Leaving out every picture, retype the lines below from the top through the one that contains "plt.rcParams['font.family'] = ['Liberation".

Code that draws figures:
_ _ _ _ _

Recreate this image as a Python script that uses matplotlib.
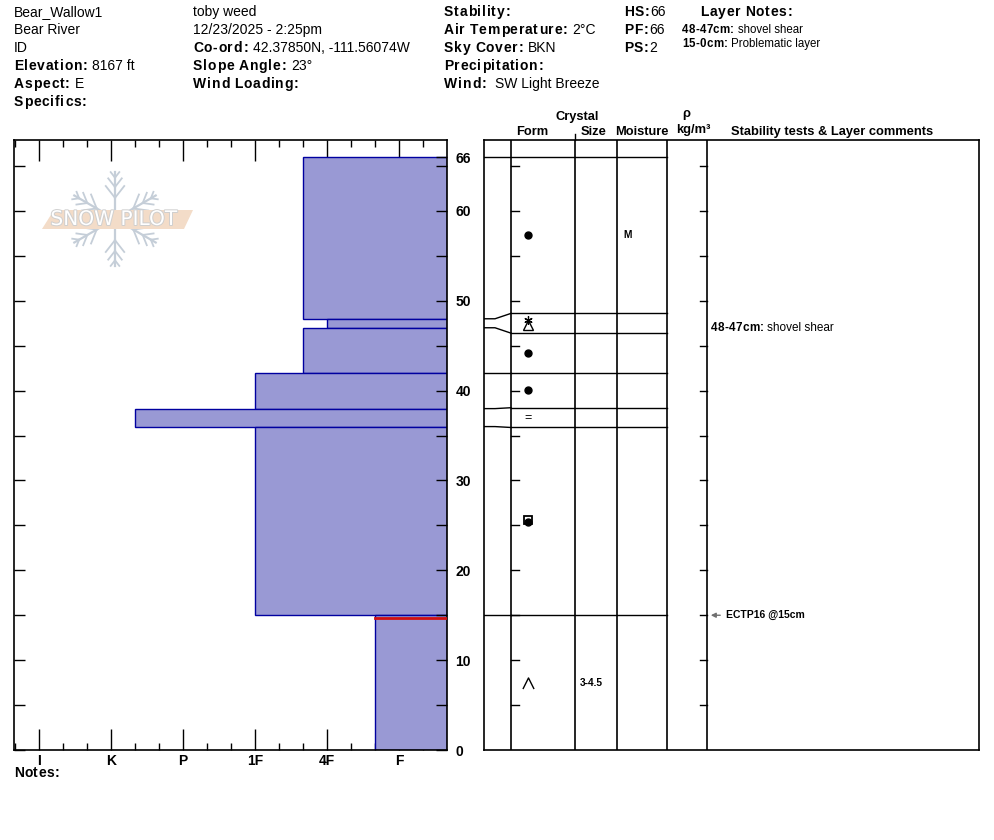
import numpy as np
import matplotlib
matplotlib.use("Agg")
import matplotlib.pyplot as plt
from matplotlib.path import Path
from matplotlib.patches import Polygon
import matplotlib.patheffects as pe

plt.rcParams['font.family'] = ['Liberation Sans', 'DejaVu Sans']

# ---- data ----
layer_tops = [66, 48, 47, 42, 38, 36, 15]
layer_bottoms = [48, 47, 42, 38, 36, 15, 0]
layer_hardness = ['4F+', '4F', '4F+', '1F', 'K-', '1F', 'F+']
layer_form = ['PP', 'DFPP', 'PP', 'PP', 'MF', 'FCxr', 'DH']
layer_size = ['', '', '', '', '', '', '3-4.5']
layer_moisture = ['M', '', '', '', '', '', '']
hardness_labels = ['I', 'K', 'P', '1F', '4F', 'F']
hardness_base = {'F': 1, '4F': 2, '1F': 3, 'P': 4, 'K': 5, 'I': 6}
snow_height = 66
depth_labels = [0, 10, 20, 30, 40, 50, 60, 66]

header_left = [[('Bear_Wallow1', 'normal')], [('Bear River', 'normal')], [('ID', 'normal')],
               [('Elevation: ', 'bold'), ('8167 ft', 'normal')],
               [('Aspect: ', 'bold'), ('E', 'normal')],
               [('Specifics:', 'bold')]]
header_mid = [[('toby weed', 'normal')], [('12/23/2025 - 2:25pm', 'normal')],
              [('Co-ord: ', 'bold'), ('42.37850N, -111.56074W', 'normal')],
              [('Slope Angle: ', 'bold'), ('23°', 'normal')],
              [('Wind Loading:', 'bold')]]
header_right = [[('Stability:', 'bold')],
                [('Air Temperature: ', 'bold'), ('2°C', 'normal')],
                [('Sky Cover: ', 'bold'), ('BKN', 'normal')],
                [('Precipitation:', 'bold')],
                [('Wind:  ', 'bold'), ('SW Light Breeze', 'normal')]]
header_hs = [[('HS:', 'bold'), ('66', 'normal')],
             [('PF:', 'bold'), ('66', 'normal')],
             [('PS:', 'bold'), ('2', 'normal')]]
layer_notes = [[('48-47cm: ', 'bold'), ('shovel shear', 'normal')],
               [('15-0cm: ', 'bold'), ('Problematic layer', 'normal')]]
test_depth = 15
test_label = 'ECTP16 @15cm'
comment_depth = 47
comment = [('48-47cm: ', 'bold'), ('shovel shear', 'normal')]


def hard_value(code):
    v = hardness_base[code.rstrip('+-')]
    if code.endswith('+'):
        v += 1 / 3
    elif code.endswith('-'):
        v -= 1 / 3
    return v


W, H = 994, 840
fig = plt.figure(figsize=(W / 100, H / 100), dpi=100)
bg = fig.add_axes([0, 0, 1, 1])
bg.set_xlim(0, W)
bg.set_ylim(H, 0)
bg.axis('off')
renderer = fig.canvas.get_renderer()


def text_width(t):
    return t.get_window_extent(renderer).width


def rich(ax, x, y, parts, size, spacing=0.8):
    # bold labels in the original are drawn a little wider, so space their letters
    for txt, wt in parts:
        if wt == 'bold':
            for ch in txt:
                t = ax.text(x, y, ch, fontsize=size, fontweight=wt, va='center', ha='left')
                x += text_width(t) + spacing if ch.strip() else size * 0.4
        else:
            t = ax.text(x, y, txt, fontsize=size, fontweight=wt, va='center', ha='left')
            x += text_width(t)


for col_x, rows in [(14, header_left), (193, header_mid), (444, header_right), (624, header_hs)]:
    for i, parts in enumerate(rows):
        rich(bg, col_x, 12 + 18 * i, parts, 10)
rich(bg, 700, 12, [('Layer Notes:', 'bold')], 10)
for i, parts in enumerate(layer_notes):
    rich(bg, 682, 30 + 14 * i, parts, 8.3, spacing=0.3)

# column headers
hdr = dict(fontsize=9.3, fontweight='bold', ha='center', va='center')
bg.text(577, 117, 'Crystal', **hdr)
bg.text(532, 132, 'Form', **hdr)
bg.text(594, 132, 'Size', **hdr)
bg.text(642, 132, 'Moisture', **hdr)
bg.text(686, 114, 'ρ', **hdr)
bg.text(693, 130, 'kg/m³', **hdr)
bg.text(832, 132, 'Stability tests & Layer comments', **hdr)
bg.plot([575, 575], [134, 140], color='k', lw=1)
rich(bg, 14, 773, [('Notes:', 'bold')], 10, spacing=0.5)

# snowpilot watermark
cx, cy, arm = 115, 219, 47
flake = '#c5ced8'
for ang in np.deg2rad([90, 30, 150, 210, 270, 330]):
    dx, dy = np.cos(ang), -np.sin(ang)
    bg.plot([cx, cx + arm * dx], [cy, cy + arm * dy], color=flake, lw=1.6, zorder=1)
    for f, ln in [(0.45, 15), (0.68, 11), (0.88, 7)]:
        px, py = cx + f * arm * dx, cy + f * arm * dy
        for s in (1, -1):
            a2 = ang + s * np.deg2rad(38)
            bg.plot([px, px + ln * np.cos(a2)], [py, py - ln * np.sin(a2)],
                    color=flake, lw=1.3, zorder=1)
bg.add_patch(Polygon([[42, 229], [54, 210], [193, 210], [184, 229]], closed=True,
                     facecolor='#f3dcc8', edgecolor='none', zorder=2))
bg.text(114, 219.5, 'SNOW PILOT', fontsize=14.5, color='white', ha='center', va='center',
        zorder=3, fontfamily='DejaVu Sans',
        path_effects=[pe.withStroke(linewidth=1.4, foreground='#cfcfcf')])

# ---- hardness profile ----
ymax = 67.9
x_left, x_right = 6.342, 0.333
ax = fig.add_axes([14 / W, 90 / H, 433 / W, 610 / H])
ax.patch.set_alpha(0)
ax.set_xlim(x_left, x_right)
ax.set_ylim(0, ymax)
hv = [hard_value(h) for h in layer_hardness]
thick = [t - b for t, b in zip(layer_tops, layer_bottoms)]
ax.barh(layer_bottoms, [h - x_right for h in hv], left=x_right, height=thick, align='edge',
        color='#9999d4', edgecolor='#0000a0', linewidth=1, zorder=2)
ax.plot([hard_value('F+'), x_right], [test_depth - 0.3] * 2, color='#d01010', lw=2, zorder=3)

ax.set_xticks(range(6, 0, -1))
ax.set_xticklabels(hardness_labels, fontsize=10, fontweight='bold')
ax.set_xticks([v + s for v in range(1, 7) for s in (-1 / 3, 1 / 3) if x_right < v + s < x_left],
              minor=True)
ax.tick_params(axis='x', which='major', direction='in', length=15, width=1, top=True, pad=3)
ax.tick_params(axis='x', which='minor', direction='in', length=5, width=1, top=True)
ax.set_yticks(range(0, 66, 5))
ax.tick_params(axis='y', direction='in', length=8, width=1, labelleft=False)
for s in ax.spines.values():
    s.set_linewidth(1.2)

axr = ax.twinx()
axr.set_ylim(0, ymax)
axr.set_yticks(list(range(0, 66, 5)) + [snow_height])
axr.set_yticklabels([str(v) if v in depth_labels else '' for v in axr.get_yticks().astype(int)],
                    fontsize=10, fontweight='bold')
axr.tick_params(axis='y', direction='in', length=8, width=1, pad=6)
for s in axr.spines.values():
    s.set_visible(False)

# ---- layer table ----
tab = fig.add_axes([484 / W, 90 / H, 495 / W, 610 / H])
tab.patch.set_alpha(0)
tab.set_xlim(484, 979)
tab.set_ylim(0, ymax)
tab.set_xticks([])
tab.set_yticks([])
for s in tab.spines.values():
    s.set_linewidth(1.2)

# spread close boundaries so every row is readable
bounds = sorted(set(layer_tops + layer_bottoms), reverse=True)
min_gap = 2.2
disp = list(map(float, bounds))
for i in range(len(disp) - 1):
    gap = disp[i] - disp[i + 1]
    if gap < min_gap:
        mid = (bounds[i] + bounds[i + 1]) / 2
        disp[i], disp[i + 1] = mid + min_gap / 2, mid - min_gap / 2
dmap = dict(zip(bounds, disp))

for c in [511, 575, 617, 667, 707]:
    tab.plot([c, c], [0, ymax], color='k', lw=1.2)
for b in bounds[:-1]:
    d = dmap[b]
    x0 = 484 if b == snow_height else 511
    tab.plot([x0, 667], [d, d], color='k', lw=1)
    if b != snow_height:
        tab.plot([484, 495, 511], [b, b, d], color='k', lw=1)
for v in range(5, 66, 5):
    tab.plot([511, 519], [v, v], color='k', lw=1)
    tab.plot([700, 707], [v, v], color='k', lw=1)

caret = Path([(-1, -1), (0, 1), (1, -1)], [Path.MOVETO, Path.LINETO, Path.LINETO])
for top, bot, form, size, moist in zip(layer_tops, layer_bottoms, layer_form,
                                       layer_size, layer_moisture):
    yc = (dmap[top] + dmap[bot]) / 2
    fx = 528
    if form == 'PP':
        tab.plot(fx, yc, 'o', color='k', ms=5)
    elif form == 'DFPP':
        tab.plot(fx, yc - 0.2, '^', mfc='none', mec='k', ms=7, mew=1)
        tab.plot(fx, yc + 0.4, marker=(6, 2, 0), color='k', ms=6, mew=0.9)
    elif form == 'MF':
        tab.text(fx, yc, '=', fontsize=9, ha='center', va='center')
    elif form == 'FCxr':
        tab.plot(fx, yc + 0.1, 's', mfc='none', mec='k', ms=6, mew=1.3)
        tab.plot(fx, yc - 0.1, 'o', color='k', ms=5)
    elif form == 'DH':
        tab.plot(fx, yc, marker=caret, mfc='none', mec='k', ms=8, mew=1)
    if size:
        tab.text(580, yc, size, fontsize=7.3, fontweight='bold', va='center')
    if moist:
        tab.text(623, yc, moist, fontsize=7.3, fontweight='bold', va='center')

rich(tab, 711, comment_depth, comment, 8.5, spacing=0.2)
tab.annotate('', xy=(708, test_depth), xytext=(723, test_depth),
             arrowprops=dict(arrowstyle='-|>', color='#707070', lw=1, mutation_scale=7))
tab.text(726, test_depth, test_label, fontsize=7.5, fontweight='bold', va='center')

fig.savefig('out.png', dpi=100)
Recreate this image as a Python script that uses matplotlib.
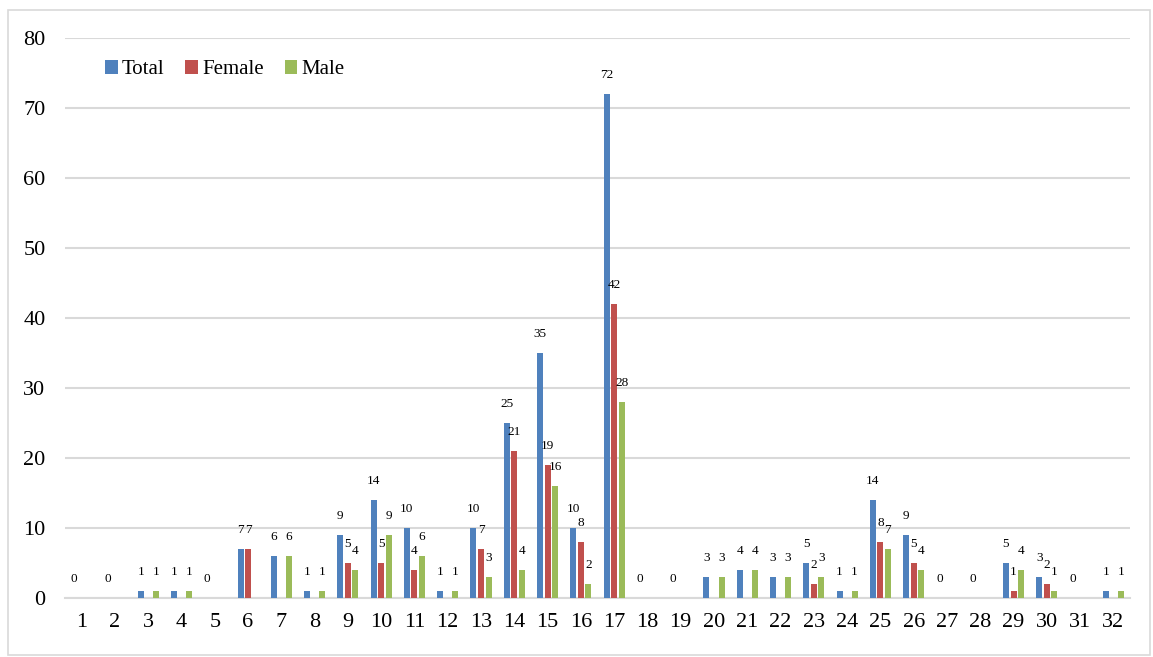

_ _ _ _ _

▶ IN RESPONSE
Recreate this image as a Python script that uses matplotlib.
import numpy as np
import matplotlib
matplotlib.use("Agg")
import matplotlib.pyplot as plt
from matplotlib.path import Path
from matplotlib.patches import Polygon
import matplotlib.patheffects as pe

plt.rcParams['font.family'] = ['Liberation Sans', 'DejaVu Sans']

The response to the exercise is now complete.